A value object may contain business logic for its natural responsibility when it belongs to no other entity or value object.
Domain Events Model information about state-changing activity in the domain as a series of discrete events. Represent each event as a domain object.
Services When a significant transformation in the domain is not a natural responsibility of an entity or value object, add an operation to the model, as a standalone interface, declared as a service. Give it a name as part of the ubiquitous language.
Aggregates CAUTION: different from UML Aggregations!

Cluster the entities and value objects into aggregates and define boundaries around each. Choose one entity to be the root of each aggregate, and allow external objects to hold references to the root only. Use aggregate boundaries to govern transactions and distribution.
Repositories Query framework. For each type of aggregate that needs global access, create the illusion of an in-memory collection of all objects of that aggregate’s root type.
Factories Shift the responsibility for creating instances aggregates or complex objects to a separate object.
Continuous Integration Institute a process of merging all code and other implementation artifacts frequently, with automated tests to flag fragmentation quickly.
Context Map To plot strategy, we need a realistic, large-scale view of model development extending across our project and others we integrate with. Identify each model in play on the project and define its bounded context. Name each bounded context, and make the names part of the ubiquitous language.
Shared Kernel Designate, with an explicit boundary, some subset of the domain model that different teams agree to share. Within this boundary, include, along with this subset of the model, the subset of code or of the database design associated with that part of the model. This explicitly shared stuff has special status, and shouldn’t be changed without consultation with the other team.
Customer/Supplier Team Establish a clear customer/supplier relationship between the teams, meaning downstream (dependent) priorities factor into upstream planning.
Conformist Eliminate the complexity of translation between bounded contexts. Choosing conformity enormously simplifies integration.
Anticorruption Layer When control or communication is not adequate to pull off a shared kernel, partner or customer/supplier relationship, translation becomes more complex. As a downstream client, create an isolating layer to provide your system with functionality of the upstream system in terms of your own domain model.
Open Host Service Define a protocol that gives access to your bounded context subsystem as a set of services.
Published Language The translation between the models of two bounded contexts requires a common language.
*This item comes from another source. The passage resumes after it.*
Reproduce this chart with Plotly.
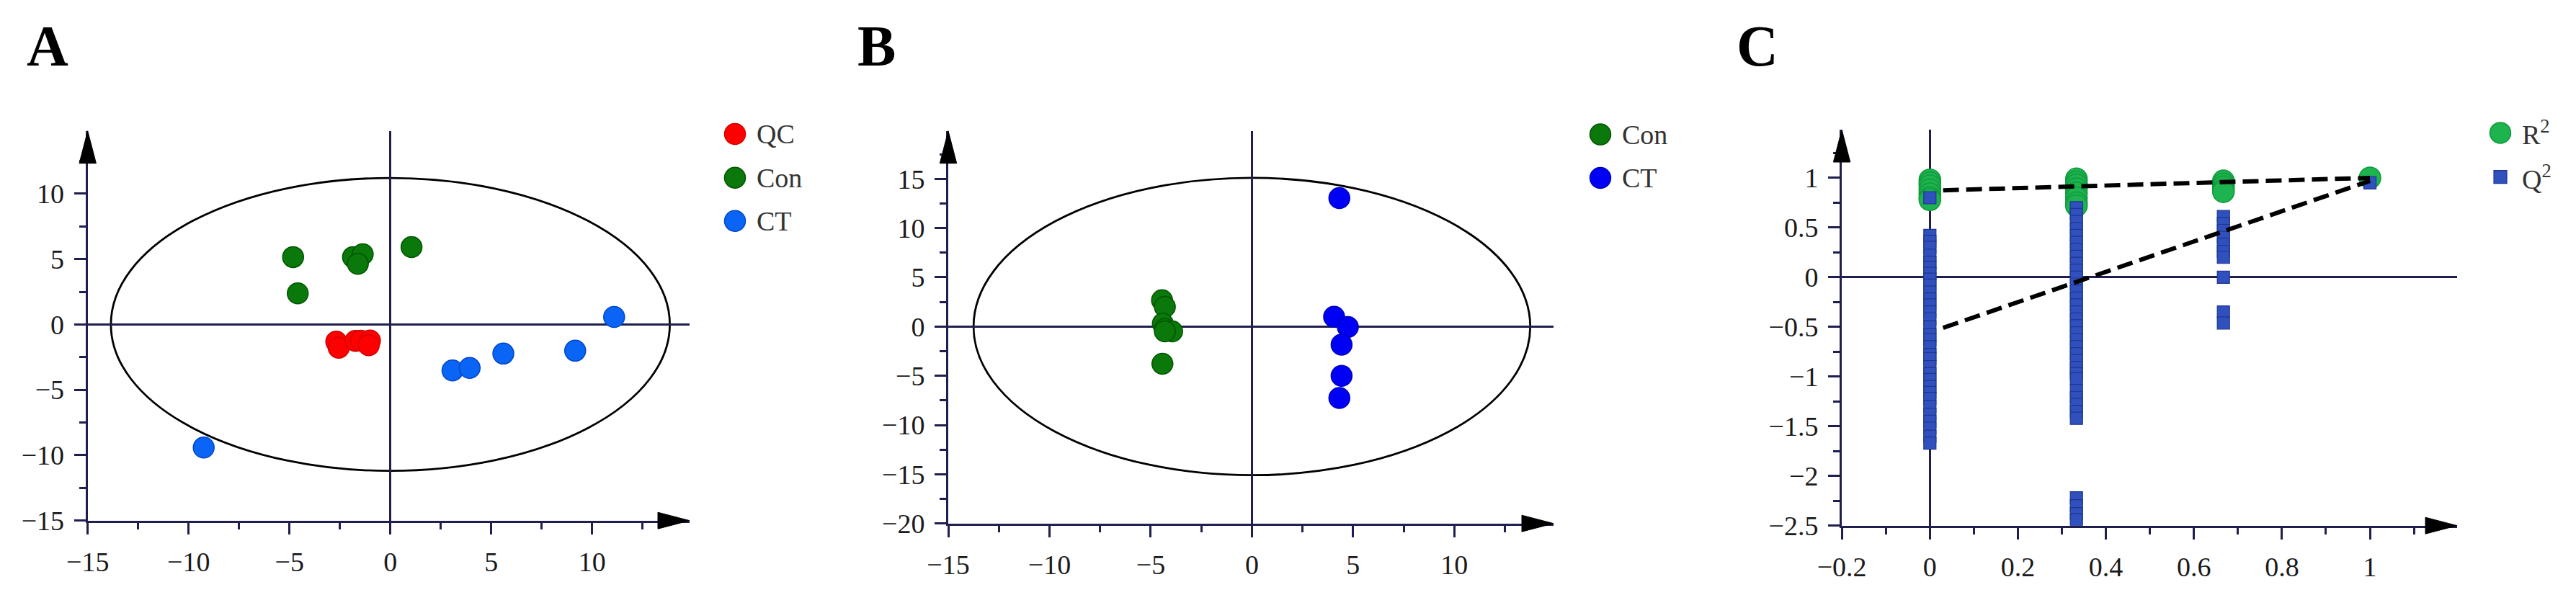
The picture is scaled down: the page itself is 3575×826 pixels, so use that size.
import plotly.graph_objects as go

W, H = 3575, 826

# ---------------- DATA ----------------
# Panel A (PCA scores)
qc_x = [-2.68, -2.56, -1.73, -1.45, -1.01, -1.07]
qc_y = [-1.32, -1.78, -1.26, -1.25, -1.23, -1.59]
conA_x = [-4.82, -4.59, -1.85, -1.37, -1.61, 1.05]
conA_y = [5.15, 2.38, 5.15, 5.37, 4.63, 5.92]
ctA_x = [-9.25, 3.08, 3.93, 5.60, 9.16, 11.09]
ctA_y = [-9.41, -3.52, -3.33, -2.23, -2.01, 0.57]
ellipseA = [13.85, 11.2]   # semi-axes (t1, t2)

# Panel B (OPLS-DA scores)
conB_x = [-4.44, -4.30, -4.40, -4.30, -3.94, -4.30, -4.42]
conB_y = [2.68, 2.00, 0.30, -0.25, -0.49, -0.49, -3.78]
ctB_x = [4.32, 4.06, 4.74, 4.43, 4.43, 4.32]
ctB_y = [13.05, 0.99, -0.05, -1.84, -5.00, -7.26]
ellipseB = [13.75, 15.1]

# Panel C (permutation test)
r2_x = [0, 0, 0, 0, 0, 0, 0,
        0.333, 0.333, 0.333, 0.333, 0.333, 0.333, 0.333, 0.333,
        0.667, 0.667, 0.667, 0.667, 0.667,
        1.0]
r2_y = [0.98, 0.95, 0.92, 0.88, 0.84, 0.80, 0.78,
        0.99, 0.96, 0.93, 0.89, 0.85, 0.80, 0.75, 0.72,
        0.97, 0.94, 0.91, 0.88, 0.86,
        1.00]
q2_x0 = [0.80, 0.42, 0.36, 0.30, 0.22, 0.15, 0.10, 0.04, -0.02, -0.08, -0.15,
         -0.22, -0.28, -0.35, -0.42, -0.50, -0.58, -0.63, -0.70, -0.78, -0.82,
         -0.90, -0.97, -1.03, -1.10, -1.16, -1.22, -1.30, -1.38, -1.45, -1.52,
         -1.60, -1.67]
q2_x333 = [0.70, 0.63, 0.56, 0.49, 0.42, 0.35, 0.28, 0.21, 0.14, 0.07, 0.00,
           -0.07, -0.14, -0.21, -0.28, -0.35, -0.42, -0.49, -0.56, -0.63, -0.70,
           -0.77, -0.84, -0.91, -0.97, -1.02, -1.14, -1.21, -1.28, -1.35, -1.42,
           -2.22, -2.30, -2.38, -2.44]
q2_x667 = [0.61, 0.54, 0.47, 0.40, 0.33, 0.26, 0.20, 0.00, -0.35, -0.46]
q2_x1 = [0.95]
q2_groups = [0.0, 0.333, 0.667, 1.0]
r2_line_x = [0.03, 1.0]
r2_line_y = [0.875, 1.0]
q2_line_x = [0.03, 1.0]
q2_line_y = [-0.51, 0.97]

# ---------------- STYLE ----------------
NAVY = "#1f1f4f"
SERIF = "Liberation Serif"
TICKFONT = dict(family=SERIF, size=38, color="#1a1a1a")

def px_x(p):
    return p / W

def px_y(p):
    return 1 - p / H

# panel geometry (pixels): x-domain, y-domain (top, bottom)
geo = {
    "A": dict(xd=(121.7, 957.0), yd=(181.7, 722.7), xr=[-15.0001, 14.83], yr=[-15.0001, 14.8],
              xdt=5, xmin=2.5, ydt=5, ymin=2.5),
    "B": dict(xd=(1316.0, 2156.0), yd=(181.7, 726.7), xr=[-15.0001, 14.9], yr=[-20.0001, 19.87],
              xdt=5, xmin=2.5, ydt=5, ymin=2.5),
    "C": dict(xd=(2556.1, 3410.0), yd=(180.0, 729.7), xr=[-0.2001, 1.198], yr=[-2.5001, 1.485],
              xdt=0.2, xmin=0.1, ydt=0.5, ymin=0.25),
}

fig = go.Figure()

def mk(color, line):
    return dict(size=29, color=color, line=dict(color=line, width=1.5))

# Panel A
fig.add_trace(go.Scatter(x=qc_x, y=qc_y, mode="markers", name="QC",
                         marker=mk("#ff0000", "#d40000"), xaxis="x", yaxis="y"))
fig.add_trace(go.Scatter(x=conA_x, y=conA_y, mode="markers", name="Con",
                         marker=mk("#0a780a", "#005500"), xaxis="x", yaxis="y"))
fig.add_trace(go.Scatter(x=ctA_x, y=ctA_y, mode="markers", name="CT",
                         marker=mk("#0a64f5", "#0048c8"), xaxis="x", yaxis="y"))
# Panel B
fig.add_trace(go.Scatter(x=conB_x, y=conB_y, mode="markers", name="Con",
                         marker=mk("#0a780a", "#005500"), xaxis="x2", yaxis="y2"))
fig.add_trace(go.Scatter(x=ctB_x, y=ctB_y, mode="markers", name="CT",
                         marker=mk("#0000f5", "#0000c0"), xaxis="x2", yaxis="y2"))
# Panel C
fig.add_trace(go.Scatter(x=r2_x, y=r2_y, mode="markers", name="R2",
                         marker=dict(size=30, color="#1db34f", line=dict(color="#0f9a3c", width=1.5)),
                         xaxis="x3", yaxis="y3"))
for gx, vals in zip(q2_groups, [q2_x0, q2_x333, q2_x667, q2_x1]):
    fig.add_trace(go.Scatter(x=[gx] * len(vals), y=vals, mode="markers", name="Q2",
                             marker=dict(size=17, symbol="square", color="#3050bd",
                                         line=dict(color="#1e3590", width=1.2)),
                             xaxis="x3", yaxis="y3"))
fig.add_trace(go.Scatter(x=r2_line_x, y=r2_line_y, mode="lines", name="R2 fit",
                         line=dict(color="black", width=6, dash="22px,10px"),
                         xaxis="x3", yaxis="y3"))
fig.add_trace(go.Scatter(x=q2_line_x, y=q2_line_y, mode="lines", name="Q2 fit",
                         line=dict(color="black", width=6, dash="22px,10px"),
                         xaxis="x3", yaxis="y3"))

def axis(dom_px, rng, dtick, mdt, anchor, is_x):
    if is_x:
        dom = [px_x(dom_px[0]), px_x(dom_px[1])]
    else:
        dom = [px_y(dom_px[1]), px_y(dom_px[0])]
    return dict(domain=dom, range=rng, anchor=anchor, showline=True, linecolor=NAVY,
                linewidth=3, ticks="outside", ticklen=16, tickwidth=3, tickcolor=NAVY,
                tick0=0, dtick=dtick, showgrid=False, zeroline=True, zerolinecolor=NAVY,
                zerolinewidth=2.5, tickfont=TICKFONT, ticklabelstandoff=6,
                automargin=False,
                minor=dict(ticks="outside", ticklen=9, tickwidth=2.5, tickcolor=NAVY,
                           tick0=0, dtick=mdt, showgrid=False),
                fixedrange=True)

layout = dict(width=W, height=H, margin=dict(l=0, r=0, t=0, b=0, pad=0, autoexpand=False),
              paper_bgcolor="white", plot_bgcolor="white", showlegend=False)
for i, key in enumerate(["A", "B", "C"]):
    g = geo[key]
    sx = "" if i == 0 else str(i + 1)
    layout["xaxis" + sx] = axis(g["xd"], g["xr"], g["xdt"], g["xmin"], "y" + sx, True)
    layout["yaxis" + sx] = axis(g["yd"], g["yr"], g["ydt"], g["ymin"], "x" + sx, False)
fig.update_layout(**layout)

shapes = []
# confidence ellipses
for sx, (a, b) in [("", ellipseA), ("2", ellipseB)]:
    shapes.append(dict(type="circle", xref="x" + sx, yref="y" + sx, x0=-a, x1=a, y0=-b, y1=b,
                       line=dict(color="black", width=2.8), layer="below"))

# axis arrowheads
for key in ["A", "B", "C"]:
    g = geo[key]
    xl, xrp = g["xd"]
    yt, yb = g["yd"]
    p = "M {} {} L {} {} L {} {} Z".format(px_x(xl), px_y(yt), px_x(xl - 11.7), px_y(yt + 45),
                                           px_x(xl + 11.7), px_y(yt + 45))
    shapes.append(dict(type="path", xref="paper", yref="paper", path=p,
                       fillcolor="black", line=dict(color="black", width=1)))
    p = "M {} {} L {} {} L {} {} Z".format(px_x(xrp), px_y(yb), px_x(xrp - 44), px_y(yb - 11.5),
                                           px_x(xrp - 44), px_y(yb + 11.5))
    shapes.append(dict(type="path", xref="paper", yref="paper", path=p,
                       fillcolor="black", line=dict(color="black", width=1)))

annotations = []
# panel letters
for lab, xpx in [("A", 35), ("B", 1188), ("C", 2408)]:
    annotations.append(dict(text="<b>" + lab + "</b>", xref="paper", yref="paper",
                            x=px_x(xpx), y=px_y(64), xanchor="left", yanchor="middle",
                            showarrow=False, font=dict(family=SERIF, size=80, color="black")))

# manual legends (circle / square symbols + text)
legend_items = [
    (1020, 186, "circle", "#ff0000", "#d40000", "QC"),
    (1020, 246.7, "circle", "#0a780a", "#005500", "Con"),
    (1020, 306.7, "circle", "#0a64f5", "#0048c8", "CT"),
    (2221, 186.6, "circle", "#0a780a", "#005500", "Con"),
    (2221, 247, "circle", "#0000f5", "#0000c0", "CT"),
    (3470, 184.4, "circle", "#1db34f", "#0f9a3c", "R<sup>2</sup>"),
    (3470, 245.6, "square", "#3050bd", "#1e3590", "Q<sup>2</sup>"),
]
for cx, cy, sym, col, lc, txt in legend_items:
    if sym == "circle":
        r = 14.5
        shapes.append(dict(type="circle", xref="paper", yref="paper",
                           x0=px_x(cx - r), x1=px_x(cx + r), y0=px_y(cy + r), y1=px_y(cy - r),
                           fillcolor=col, line=dict(color=lc, width=1.5)))
    else:
        r = 9
        shapes.append(dict(type="rect", xref="paper", yref="paper",
                           x0=px_x(cx - r), x1=px_x(cx + r), y0=px_y(cy + r), y1=px_y(cy - r),
                           fillcolor=col, line=dict(color=lc, width=1.2)))
    annotations.append(dict(text=txt, xref="paper", yref="paper", x=px_x(cx + 28), y=px_y(cy),
                            xanchor="left", yanchor="middle", showarrow=False,
                            font=dict(family=SERIF, size=38, color="#333333")))

fig.update_layout(shapes=shapes, annotations=annotations)
fig.write_html("out.html", config={"displayModeBar": False},
               post_script="document.body.style.margin='0';document.body.style.overflow='hidden';")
Separate Ways If two sets of functionality have no significant relationship, declare the bounded context to have no connection to the other at all, allowing developers to find simple, specialized solutions within this small scope.
Big Ball of Mud Parts of systems where models are mixed and boundaries are inconsistent. Do not try to apply sophisticated modeling within this context.

More Terms

Hands-on Modelers Any technical person contributing to the model must spend some time touching the code.
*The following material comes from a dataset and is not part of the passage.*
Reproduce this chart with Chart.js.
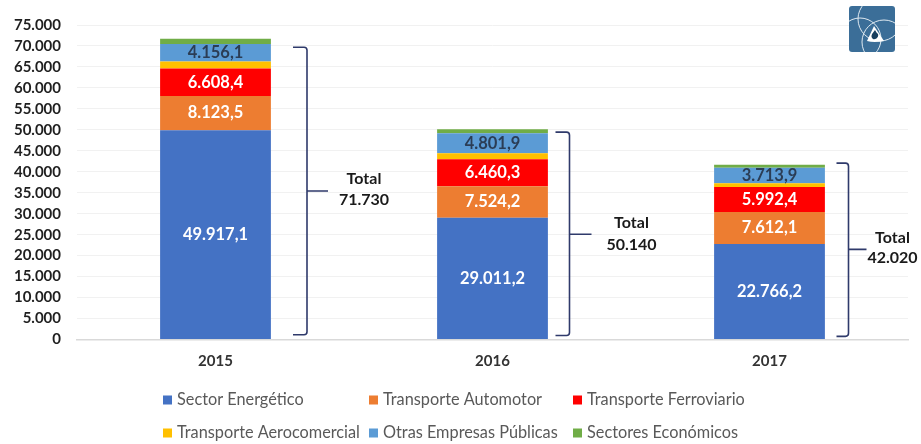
<!DOCTYPE html>
<html><head><meta charset="utf-8">
<style>html,body{margin:0;padding:0;background:#fff;overflow:hidden}
#wrap{position:relative;width:921px;height:444px}
#logo{position:absolute;left:849px;top:6px;width:46px;height:46px}</style>
<script src="https://cdn.jsdelivr.net/npm/chart.js@4"></script></head>
<body><div id="wrap"><canvas id="c" width="921" height="444"></canvas>
<svg id="logo" viewBox="0 0 46 46"><defs><clipPath id="r"><rect width="46" height="46" rx="3"/></clipPath></defs>
<g clip-path="url(#r)"><rect width="46" height="46" fill="#3b6e98"/>
<g fill="none" stroke="#dfe9f0" stroke-width="1"><circle cx="31" cy="13" r="22"/><circle cx="11" cy="33" r="21"/><circle cx="35" cy="36" r="22"/></g>
<path d="M25 20 L35 35 Q25 37 18 35 Z" fill="#fff"/><path d="M26 24 C23 28 21 30 24 33 C27 34 30 31 29 28 C28 27 27 26 26 24 Z" fill="#173f5f"/></g></svg></div>
<script>
const categories = ['2015', '2016', '2017'];
const sectorEnergetico = [49917.1, 29011.2, 22766.2];
const transporteAutomotor = [8123.5, 7524.2, 7612.1];
const transporteFerroviario = [6608.4, 6460.3, 5992.4];
const transporteAerocomercial = [1650, 1400, 900];
const otrasEmpresas = [4156.1, 4801.9, 3713.9];
const sectoresEconomicos = [1275, 942, 700];
const totals = ['71.730', '50.140', '42.020'];
const bracketTop = [69700, 49450, 42050];
const bracketBottom = [1150, 950, 750];
const bracketTip = [35400, 25100, 21500];
const yTicks = [0,5000,10000,15000,20000,25000,30000,35000,40000,45000,50000,55000,60000,65000,70000,75000];

const FONT = 'Lato, Carlito, sans-serif';
const es = v => v.toLocaleString('es-ES', {minimumFractionDigits:1, maximumFractionDigits:1, useGrouping:'always'});
const esInt = v => v.toLocaleString('es-ES', {useGrouping:'always'});

const datasets = [
 {label:'Sector Energético', data:sectorEnergetico, backgroundColor:'#4472c4', labelColor:'#fff'},
 {label:'Transporte Automotor', data:transporteAutomotor, backgroundColor:'#ed7d31', labelColor:'#fff'},
 {label:'Transporte Ferroviario', data:transporteFerroviario, backgroundColor:'#ff0000', labelColor:'#fff'},
 {label:'Transporte Aerocomercial', data:transporteAerocomercial, backgroundColor:'#ffc000'},
 {label:'Otras Empresas Públicas', data:otrasEmpresas, backgroundColor:'#5b9bd5', labelColor:'#2b3d55'},
 {label:'Sectores Económicos', data:sectoresEconomicos, backgroundColor:'#70ad47'}
];

const bracketLayout = [
 {vx:91.5, arm:14, tip:21, tx:148.5, ty1:-12, ty2:9},
 {vx:77, arm:14, tip:22, tx:139, ty1:-11, ty2:11},
 {vx:79, arm:12, tip:18, tx:123, ty1:-11, ty2:9}
];
const legendSlots = [[163,400],[369,400],[573,400],[163,433],[369,433],[573,433]];

const annotations = {
 id:'annotations',
 afterDatasetsDraw(chart){
  const {ctx, scales:{x,y}} = chart;
  ctx.save();
  ctx.textAlign='center'; ctx.textBaseline='middle';
  ctx.font = '700 16.5px '+FONT;
  chart.data.datasets.forEach((ds,i)=>{
    if(!ds.labelColor) return;
    chart.getDatasetMeta(i).data.forEach((bar,j)=>{
      ctx.fillStyle = ds.labelColor;
      ctx.fillText(es(ds.data[j]), bar.x, (bar.y+bar.base)/2);
    });
  });
  categories.forEach((c,i)=>{
    const L = bracketLayout[i], cx = x.getPixelForValue(i);
    const top=y.getPixelForValue(bracketTop[i]), bot=y.getPixelForValue(bracketBottom[i]), tip=y.getPixelForValue(bracketTip[i]);
    const vx=cx+L.vx, r=3;
    ctx.strokeStyle='#2f3a6b'; ctx.lineWidth=1.6; ctx.beginPath();
    ctx.moveTo(vx-L.arm,top); ctx.lineTo(vx-r,top); ctx.quadraticCurveTo(vx,top,vx,top+r);
    ctx.lineTo(vx,bot-r); ctx.quadraticCurveTo(vx,bot,vx-r,bot); ctx.lineTo(vx-L.arm,bot);
    ctx.moveTo(vx,tip); ctx.lineTo(vx+L.tip,tip);
    ctx.stroke();
    ctx.fillStyle='#1a1a1a'; ctx.font='700 16px '+FONT;
    ctx.fillText('Total', cx+L.tx, tip+L.ty1);
    ctx.fillText(totals[i], cx+L.tx, tip+L.ty2);
  });
  ctx.textAlign='left'; ctx.font='400 16.3px '+FONT;
  chart.data.datasets.forEach((ds,i)=>{
    const [lx,ly]=legendSlots[i];
    ctx.fillStyle=ds.backgroundColor; ctx.fillRect(lx,ly-4.5,9,9);
    ctx.fillStyle='#595959'; ctx.fillText(ds.label,lx+14,ly);
  });
  ctx.restore();
 }
};

new Chart(document.getElementById('c'),{
 type:'bar',
 data:{labels:categories,datasets},
 plugins:[annotations],
 options:{
  responsive:false, animation:false,
  layout:{padding:{left:0,right:13,top:24,bottom:60.5}},
  plugins:{legend:{display:false},tooltip:{enabled:false}},
  scales:{
   x:{stacked:true,categoryPercentage:1,
      grid:{display:false,drawTicks:false},
      border:{color:'#d9d9d9',width:1.5},
      ticks:{color:'#333',font:{family:FONT,size:15,weight:'700'},padding:13}},
   y:{stacked:true,min:0,max:75000,
      afterBuildTicks(s){s.ticks=yTicks.map(v=>({value:v}));},
      afterFit(s){s.width=77;},
      grid:{color:'#f1f1f1',drawTicks:false,lineWidth:1},
      border:{display:false},
      ticks:{color:'#1f1f1f',font:{family:FONT,size:15,weight:'700'},padding:16,autoSkip:false,callback:v=>esInt(v)}}
  },
  datasets:{bar:{barPercentage:0.4,categoryPercentage:1}}
 }
});
</script></body></html>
Model-Driven Design (MDD) Draw from the model the terminology used in the (program) design, and the basic assignment of responsibilities. The code becomes an expression of the model.
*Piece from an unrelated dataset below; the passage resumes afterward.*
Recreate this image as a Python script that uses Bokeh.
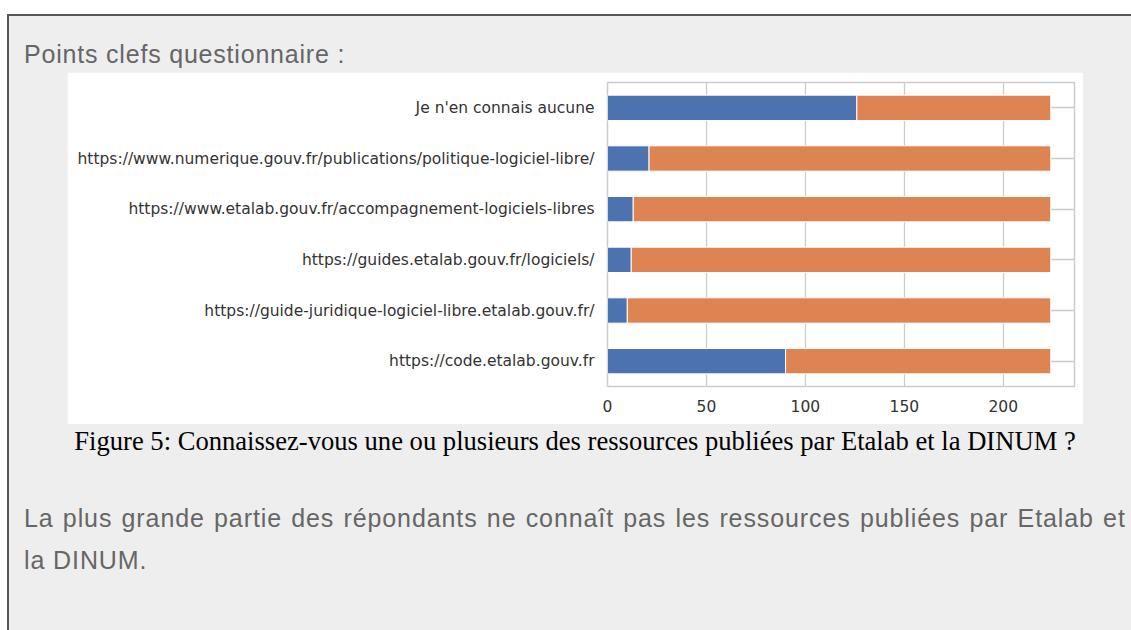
from bokeh.plotting import figure
from bokeh.models import Div, Spacer, FactorRange, Range1d, ColumnDataSource
from bokeh.layouts import column, row
from bokeh.embed import file_html
from bokeh.resources import INLINE

# ---- data ----
categories = [
    "https://code.etalab.gouv.fr",
    "https://guide-juridique-logiciel-libre.etalab.gouv.fr/",
    "https://guides.etalab.gouv.fr/logiciels/",
    "https://www.etalab.gouv.fr/accompagnement-logiciels-libres",
    "https://www.numerique.gouv.fr/publications/politique-logiciel-libre/",
    "Je n'en connais aucune",
]
oui = [90, 10, 12, 13, 21, 126]
non = [134, 214, 212, 211, 203, 98]
x_ticks = [0, 50, 100, 150, 200]

title_text = "Points clefs questionnaire :"
caption_text = "Figure 5: Connaissez-vous une ou plusieurs des ressources publiées par Etalab et la DINUM ?"
para_line1 = "La plus grande partie des répondants ne connaît pas les ressources publiées par Etalab et"
para_line2 = "la DINUM."

# ---- chart ----
source = ColumnDataSource(dict(cat=categories, oui=oui, non=non))

p = figure(
    width=1016, height=352,
    y_range=FactorRange(factors=categories),
    x_range=Range1d(0, 236),
    output_backend="svg", toolbar_location=None,
    min_border_left=540, min_border_right=9, min_border_top=10, min_border_bottom=38,
    margin=0,
)
p.hbar_stack(["oui", "non"], y="cat", height=0.5, color=["#4c72b0", "#dd8452"],
             line_color="white", line_width=1, source=source)

p.background_fill_color = "white"
p.border_fill_color = "white"
p.outline_line_color = "#cccccc"
p.outline_line_width = 1.5

for ax in (p.xaxis, p.yaxis):
    ax.axis_line_color = None
    ax.major_tick_line_color = None
    ax.minor_tick_line_color = None
    ax.major_tick_out = 0
    ax.major_tick_in = 0
    ax.major_label_text_font = "DejaVu Sans"
    ax.major_label_text_font_size = "15.5px"
    ax.major_label_text_color = "#333333"
p.yaxis.major_label_standoff = 13
p.xaxis.major_label_standoff = 13
p.xaxis.ticker = x_ticks

p.xgrid.grid_line_color = "#cccccc"
p.xgrid.grid_line_width = 1.3
p.ygrid.grid_line_color = "#cccccc"
p.ygrid.grid_line_width = 1.3

# ---- page ----
sans = "font-family:'Liberation Sans',Arial,sans-serif;color:#666666;"

title_div = Div(
    width=1122, height=56, margin=0,
    text=f'<div style="{sans}font-size:25px;letter-spacing:0.8px;line-height:25px;'
         f'padding-top:26px;padding-left:15px;white-space:nowrap;">{title_text}</div>',
)
caption_div = Div(
    width=1016, height=56, margin=0,
    text=f'<div style="font-family:\'Liberation Serif\',serif;color:#000;font-size:26.6px;'
         f'line-height:28px;padding-top:3px;text-align:center;white-space:nowrap;width:1016px;">{caption_text}</div>',
)
para_div = Div(
    width=1122, height=150, margin=0,
    text=f'<div style="{sans}font-size:25px;letter-spacing:0.9px;line-height:42px;'
         f'padding-top:17px;padding-left:15px;width:1101px;">'
         f'<div style="white-space:nowrap;word-spacing:1.4px;">{para_line1}</div>'
         f'<div style="white-space:nowrap;">{para_line2}</div></div>',
)

border_col = "#555555"
top_border = Div(width=1122, height=2, text="", margin=0, styles={"background-color": border_col})
left_border = Div(width=2, height=616, text="", margin=0, styles={"background-color": border_col})

chart_row = row(Spacer(width=58, height=352, margin=0), p, Spacer(width=48, height=352, margin=0), margin=0)
caption_row = row(Spacer(width=58, height=56, margin=0), caption_div, Spacer(width=48, height=56, margin=0), margin=0)

content = column(
    top_border, title_div, chart_row, caption_row, para_div,
    width=1122, height=616, margin=0,
    styles={"background-color": "#eeeeee"},
)

root = column(
    Spacer(width=1131, height=14, margin=0),
    row(Spacer(width=7, height=616, margin=0), left_border, content, margin=0),
    width=1131, height=630, margin=0,
)

open("out.html", "w").write(file_html(root, INLINE))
Intention-revealing Interfaces Name classes and operations to describe their effect and purpose, without reference to the means by which they do what they promise. This relieves the client developer of the need to understand the internals.
Standalone Classes Low coupling, try to reduce dependencies to other classes.
Side-Effect-Free Functions "Pure" functions , do no perform a state change.
Commands Change state, should not return a value (void).
Assertions State pre- and post-conditions of operations, and invariants of classes and aggregates.
Closure of Operations "Fluent Interface" on value objects, i.e. functions that return "this". (Taken from mathematics.)